TO BE DONE: Reproduce, character for character, the lines below from the first through the one with "import seaborn as sns". Leave pictures out.

**** INFORMATION SHOWN

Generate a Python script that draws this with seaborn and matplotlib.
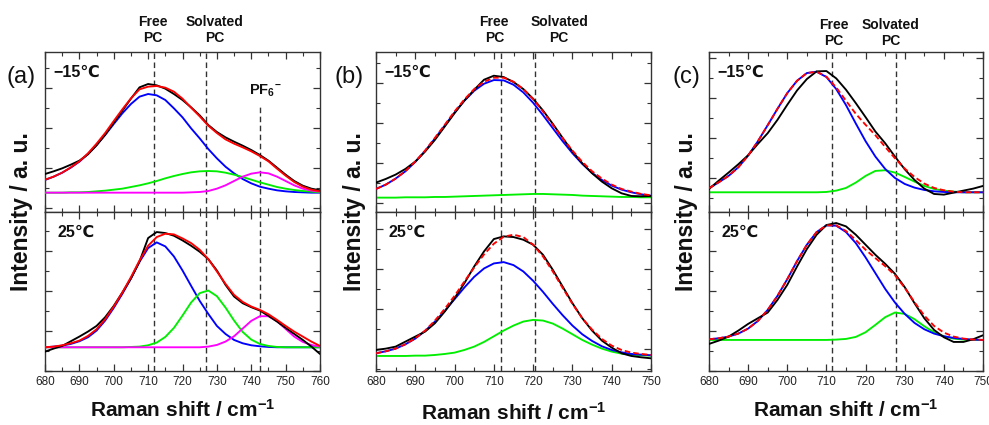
import matplotlib
matplotlib.use("Agg")
import matplotlib.pyplot as plt
import matplotlib.transforms as mtransforms
from matplotlib.ticker import MultipleLocator
import seaborn as sns

# ---------------- data (intensity in arbitrary units) ----------------
X_A = [680, 682.5, 685, 687.5, 690, 692.5, 695, 697.5, 700, 702.5, 705, 707.5, 710,
       712.5, 715, 717.5, 720, 722.5, 725, 727.5, 730, 732.5, 735, 737.5, 740,
       742.5, 745, 747.5, 750, 752.5, 755, 757.5, 760]
X_BC = [680, 682.5, 685, 687.5, 690, 692.5, 695, 697.5, 700, 702.5, 705, 707.5, 710,
        712.5, 715, 717.5, 720, 722.5, 725, 727.5, 730, 732.5, 735, 737.5, 740,
        742.5, 745, 747.5, 750]

# (a) -15 C
A_TOP_BLACK = [103, 111, 120, 131, 143, 162, 189, 221, 257, 293, 329, 363, 373, 369, 359, 343, 325,
               303, 279, 250, 229, 213, 200, 188, 175, 160, 143, 122, 101, 82, 68, 59, 54]
A_TOP_RED = [86, 95, 107, 123, 141, 165, 194, 226, 262, 297, 330, 357, 365, 367, 362, 350, 329,
             302, 276, 248, 226, 207, 194, 183, 171, 157, 141, 119, 98, 79, 65, 56, 51]
A_TOP_BLUE = [85, 95, 107, 122, 140, 163, 190, 220, 253, 285, 313, 335, 343, 339, 325, 300, 273,
              240, 210, 178, 150, 125, 105, 88, 75, 65, 59, 54, 51, 49, 48, 47, 47]
A_TOP_GREEN = [47, 47, 47, 48, 48, 49, 51, 53, 56, 59, 64, 69, 75, 82, 90, 97, 103,
               108, 111, 112, 111, 107, 101, 94, 86, 78, 71, 64, 59, 55, 52, 50, 48]
A_TOP_MAGENTA = [47, 47, 47, 47, 47, 47, 47, 47, 47, 47, 47, 47, 47, 47, 47, 47, 47,
                 48, 49, 52, 59, 69, 82, 95, 104, 108, 105, 95, 82, 69, 59, 53, 50]
# (a) 25 C
A_BOT_BLACK = [-62, -53, -45, -31, -17, -2, 15, 41, 75, 115, 157, 208, 278, 296, 293, 285, 271,
               255, 237, 215, 181, 138, 103, 83, 71, 61, 45, 28, 9, -9, -27, -47, -69]
A_BOT_RED = [-49, -47, -43, -37, -29, -15, 5, 35, 73, 115, 161, 211, 255, 281, 291, 289, 277,
             263, 243, 215, 178, 141, 108, 87, 73, 63, 50, 33, 15, -2, -17, -32, -45]
A_BOT_BLUE = [-49, -47, -44, -39, -31, -19, 1, 31, 69, 111, 157, 207, 248, 265, 253, 223, 181,
              135, 90, 51, 15, -9, -27, -37, -43, -46, -48, -49, -49, -49, -49, -49, -49]
A_BOT_GREEN = [-49, -49, -49, -49, -49, -49, -49, -49, -49, -49, -48, -47, -43, -35, -18, 9, 46,
               85, 113, 121, 104, 70, 31, -3, -26, -39, -45, -48, -49, -49, -49, -49, -49]
A_BOT_MAGENTA = [-49, -49, -49, -49, -49, -49, -49, -49, -49, -49, -49, -49, -49, -49, -49, -49, -49,
                 -49, -49, -47, -42, -32, -16, 7, 30, 44, 44, 29, 6, -17, -33, -42, -47]

# (b) -15 C
B_TOP_BLACK = [62, 73, 86, 103, 125, 155, 190, 230, 270, 308, 340, 370, 382, 378, 363,
               342, 313, 278, 238, 196, 155, 120, 90, 65, 45, 30, 22, 21, 22]
B_TOP_RED = [43, 56, 74, 97, 125, 158, 196, 235, 275, 311, 342, 364, 376, 376, 364,
             342, 312, 275, 235, 195, 158, 124, 96, 74, 56, 43, 35, 28, 24]
B_TOP_BLUE = [43, 56, 74, 96, 124, 157, 194, 233, 272, 307, 337, 358, 369, 368, 355,
              332, 301, 264, 225, 186, 150, 118, 91, 70, 53, 41, 33, 27, 23]
B_TOP_GREEN = [17, 17, 17, 18, 18, 18, 19, 19, 20, 21, 22, 23, 24, 25, 26,
               27, 28, 28, 27, 26, 25, 23, 22, 21, 20, 19, 19, 18, 18]
# (b) 25 C
B_BOT_BLACK = [-2, 2, 8, 23, 38, 53, 78, 113, 153, 198, 248, 293, 330, 338, 336,
               328, 313, 283, 238, 188, 138, 93, 56, 26, 5, -12, -20, -24, -27]
B_BOT_RED = [-12, -6, 2, 15, 33, 56, 86, 121, 160, 203, 245, 284, 316, 337, 343,
             336, 313, 278, 233, 184, 136, 93, 59, 31, 11, -2, -10, -14, -17]
B_BOT_BLUE = [-12, -6, 2, 15, 32, 55, 83, 115, 150, 185, 217, 242, 257, 261, 252,
              233, 205, 172, 136, 102, 71, 45, 25, 9, -2, -9, -14, -16, -18]
B_BOT_GREEN = [-20, -20, -20, -20, -19, -19, -17, -14, -10, -2, 8, 22, 39, 56, 71,
               83, 88, 86, 77, 62, 45, 28, 14, 2, -7, -13, -16, -18, -19]

# (c) -15 C
C_TOP_BLACK = [-32, -7, 17, 42, 69, 103, 135, 175, 220, 263, 297, 320, 321, 299, 265,
               225, 183, 140, 105, 65, 27, -5, -31, -47, -49, -43, -37, -31, -23]
C_TOP_RED = [-30, -12, 7, 33, 68, 111, 159, 208, 255, 292, 315, 319, 304, 272, 232,
             193, 160, 129, 94, 60, 29, 4, -16, -29, -36, -40, -42, -42, -42]
C_TOP_BLUE = [-30, -12, 7, 33, 68, 111, 159, 208, 255, 292, 315, 319, 303, 267, 219,
              164, 111, 65, 28, 1, -17, -28, -35, -39, -41, -42, -42, -42, -42]
C_TOP_GREEN = [-42, -42, -42, -42, -42, -42, -42, -42, -42, -42, -42, -42, -41, -37, -29,
               -13, 7, 22, 24, 17, 4, -10, -23, -32, -37, -40, -42, -42, -42]
# (c) 25 C
C_BOT_BLACK = [-39, -29, -17, 1, 21, 38, 55, 93, 138, 193, 245, 288, 317, 323, 313,
               288, 258, 228, 201, 171, 131, 83, 38, 3, -19, -33, -33, -25, -13]
C_BOT_RED = [-25, -22, -17, -8, 7, 30, 63, 105, 155, 209, 258, 296, 316, 316, 299,
             272, 243, 218, 194, 167, 129, 86, 46, 15, -5, -17, -23, -26, -27]
C_BOT_BLUE = [-25, -22, -17, -8, 7, 30, 63, 105, 155, 209, 258, 296, 316, 315, 296,
              263, 220, 173, 126, 85, 51, 24, 5, -8, -16, -21, -24, -26, -27]
C_BOT_GREEN = [-27, -27, -27, -27, -27, -27, -27, -27, -27, -27, -27, -27, -27, -26, -24,
               -18, -4, 18, 41, 55, 51, 35, 14, -4, -16, -23, -26, -27, -27]

# peak positions (dashed guide lines) and labels
A_LINES = [711.6, 726.9, 742.4]
B_LINES = [711.9, 720.4]
C_LINES = [711.5, 727.7]
TOP_LABELS = ["Free\nPC", "Solvated\nPC"]
A_LABEL_X = [711.4, 729.4]
B_LABEL_X = [710.1, 726.6]
C_LABEL_X = [711.8, 726.5]
TEMPS = ["\u221215\u2103", "25\u2103"]
PANEL_TAGS = ["(a)", "(b)", "(c)"]
XTICKS_A = [680, 690, 700, 710, 720, 730, 740, 750, 760]
XTICKS_BC = [680, 690, 700, 710, 720, 730, 740, 750]

# ---------------- style ----------------
sns.set_theme(style="ticks")
plt.rcParams['font.family'] = ['Liberation Sans', 'DejaVu Sans']
plt.rcParams['mathtext.fontset'] = 'custom'
plt.rcParams['mathtext.rm'] = 'Liberation Sans'
plt.rcParams['mathtext.bf'] = 'Liberation Sans:bold'
plt.rcParams['mathtext.it'] = 'Liberation Sans:italic'
plt.rcParams['axes.edgecolor'] = '#333333'
plt.rcParams['axes.linewidth'] = 1.0

W, H = 989, 425
fig = plt.figure(figsize=(W / 100, H / 100), dpi=100)
fig.patch.set_facecolor('white')

COL = {'black': '#000000', 'red': '#ff0000', 'blue': '#0000ff',
       'green': '#00ee00', 'magenta': '#ff00ff'}
LW = 1.35
DASH = (0, (3.0, 1.6))
GUIDE = (0, (4.0, 2.5))


def ax_rect(left_px, right_px, top_px, bottom_px):
    return [left_px / W, 1 - bottom_px / H, (right_px - left_px) / W, (bottom_px - top_px) / H]


def curve(ax, x, y, color, dashed=False, z=2):
    kw = dict(x=x, y=y, ax=ax, color=color, linewidth=LW, legend=False, zorder=z)
    if dashed:
        kw['linestyle'] = DASH
    sns.lineplot(**kw)


def style_axis(ax, xlim, xticks, ylim, show_xlabels):
    ax.set_xlim(*xlim)
    ax.set_ylim(*ylim)
    ax.set_xticks(xticks)
    ax.xaxis.set_minor_locator(MultipleLocator(5))
    ax.yaxis.set_major_locator(MultipleLocator(120))
    ax.yaxis.set_minor_locator(MultipleLocator(60))
    ax.tick_params(which='both', direction='in', top=True, right=True,
                   colors='#333333', labelcolor='#222222', labelsize=8.5)
    ax.tick_params(which='major', length=5, width=0.9)
    ax.tick_params(which='minor', length=3, width=0.8)
    ax.set_yticklabels([])
    if not show_xlabels:
        ax.set_xticklabels([])
    ax.set_xlabel('')
    ax.set_ylabel('')
    ax.set_facecolor('white')


panels = [
    dict(left=45, right=320, xlim=(680, 760), xticks=XTICKS_A, x=X_A,
         top=[('blue', A_TOP_BLUE, False), ('green', A_TOP_GREEN, False),
              ('magenta', A_TOP_MAGENTA, False), ('black', A_TOP_BLACK, False),
              ('red', A_TOP_RED, False)],
         bot=[('blue', A_BOT_BLUE, False), ('green', A_BOT_GREEN, False),
              ('magenta', A_BOT_MAGENTA, False), ('black', A_BOT_BLACK, False),
              ('red', A_BOT_RED, False)],
         ylim_top=(-11, 469), ylim_bot=(-120, 356),
         lines=A_LINES, label_x=A_LABEL_X, label_y=30, ylab_x=22, tag_x=7, xlab_y=410),
    dict(left=376, right=651, xlim=(680, 750), xticks=XTICKS_BC, x=X_BC,
         top=[('green', B_TOP_GREEN, False), ('blue', B_TOP_BLUE, False),
              ('black', B_TOP_BLACK, False), ('red', B_TOP_RED, True)],
         bot=[('green', B_BOT_GREEN, False), ('blue', B_BOT_BLUE, False),
              ('black', B_BOT_BLACK, False), ('red', B_BOT_RED, True)],
         ylim_top=(-26, 453), ylim_bot=(-65, 411),
         lines=B_LINES, label_x=B_LABEL_X, label_y=30, ylab_x=355, tag_x=335, xlab_y=413),
    dict(left=709, right=983, xlim=(680, 750), xticks=XTICKS_BC, x=X_BC,
         top=[('green', C_TOP_GREEN, False), ('blue', C_TOP_BLUE, False),
              ('black', C_TOP_BLACK, False), ('red', C_TOP_RED, True)],
         bot=[('green', C_BOT_GREEN, False), ('blue', C_BOT_BLUE, False),
              ('black', C_BOT_BLACK, False), ('red', C_BOT_RED, True)],
         ylim_top=(-101, 378), ylim_bot=(-120, 356),
         lines=C_LINES, label_x=C_LABEL_X, label_y=33, ylab_x=686, tag_x=673, xlab_y=410),
]

TOP_Y0, MID_Y, BOT_Y1 = 52, 212, 371

for i, p in enumerate(panels):
    ax_t = fig.add_axes(ax_rect(p['left'], p['right'], TOP_Y0, MID_Y))
    ax_b = fig.add_axes(ax_rect(p['left'], p['right'], MID_Y, BOT_Y1))

    for ax, key in ((ax_t, 'top'), (ax_b, 'bot')):
        for k, (cname, ys, dashed) in enumerate(p[key]):
            curve(ax, p['x'], ys, COL[cname], dashed=dashed, z=2 + k)

    style_axis(ax_t, p['xlim'], p['xticks'], p['ylim_top'], False)
    style_axis(ax_b, p['xlim'], p['xticks'], p['ylim_bot'], True)

    # dashed guide lines
    for j, xv in enumerate(p['lines']):
        if i == 0 and j == 2:
            ax_t.axvline(xv, ymin=0, ymax=0.67, color='#333333', lw=1.0, ls=GUIDE, zorder=1)
        else:
            ax_t.axvline(xv, color='#333333', lw=1.0, ls=GUIDE, zorder=1)
        ax_b.axvline(xv, color='#333333', lw=1.0, ls=GUIDE, zorder=1)

    # labels above the panel
    trans = mtransforms.blended_transform_factory(ax_t.transData, fig.transFigure)
    for lab, lx in zip(TOP_LABELS, p['label_x']):
        ax_t.text(lx, 1 - p['label_y'] / H, lab, transform=trans, ha='center', va='center',
                  fontsize=10, fontweight='bold', color='#111111', linespacing=1.15,
                  clip_on=False)
    if i == 0:
        ax_t.text(744.1, 1 - 91 / H, r"$\mathbf{PF}_{\mathbf{6}}{}^{\mathbf{-}}$",
                  transform=trans, ha='center', va='center', fontsize=10.5, color='#111111')

    # temperature tags
    ax_t.text(0.03, 0.875, TEMPS[0], transform=ax_t.transAxes, ha='left', va='center',
              fontsize=11.5, fontweight='bold', color='#111111')
    ax_b.text(0.045, 0.874, TEMPS[1], transform=ax_b.transAxes, ha='left', va='center',
              fontsize=11.5, fontweight='bold', color='#111111')

    # panel tag, y label, x label
    fig.text(p['tag_x'] / W, 1 - 77 / H, PANEL_TAGS[i], ha='left', va='center',
             fontsize=17, color='#111111')
    fig.text(p['ylab_x'] / W, 1 - MID_Y / H, "Intensity / a. u.", rotation=90,
             ha='center', va='center', fontsize=16.5, fontweight='bold', color='#111111')
    fig.text((p['left'] + p['right']) / 2 / W, 1 - p['xlab_y'] / H,
             r"Raman shift / cm$^{\mathbf{-1}}$", ha='center', va='center',
             fontsize=15, fontweight='bold', color='#111111')

fig.savefig("out.png", dpi=100, facecolor='white')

********

RESULT OF THE EXERCISE:
Generate a Python script that draws this with seaborn and matplotlib.
import matplotlib
matplotlib.use("Agg")
import matplotlib.pyplot as plt
import matplotlib.transforms as mtransforms
from matplotlib.ticker import MultipleLocator
import seaborn as sns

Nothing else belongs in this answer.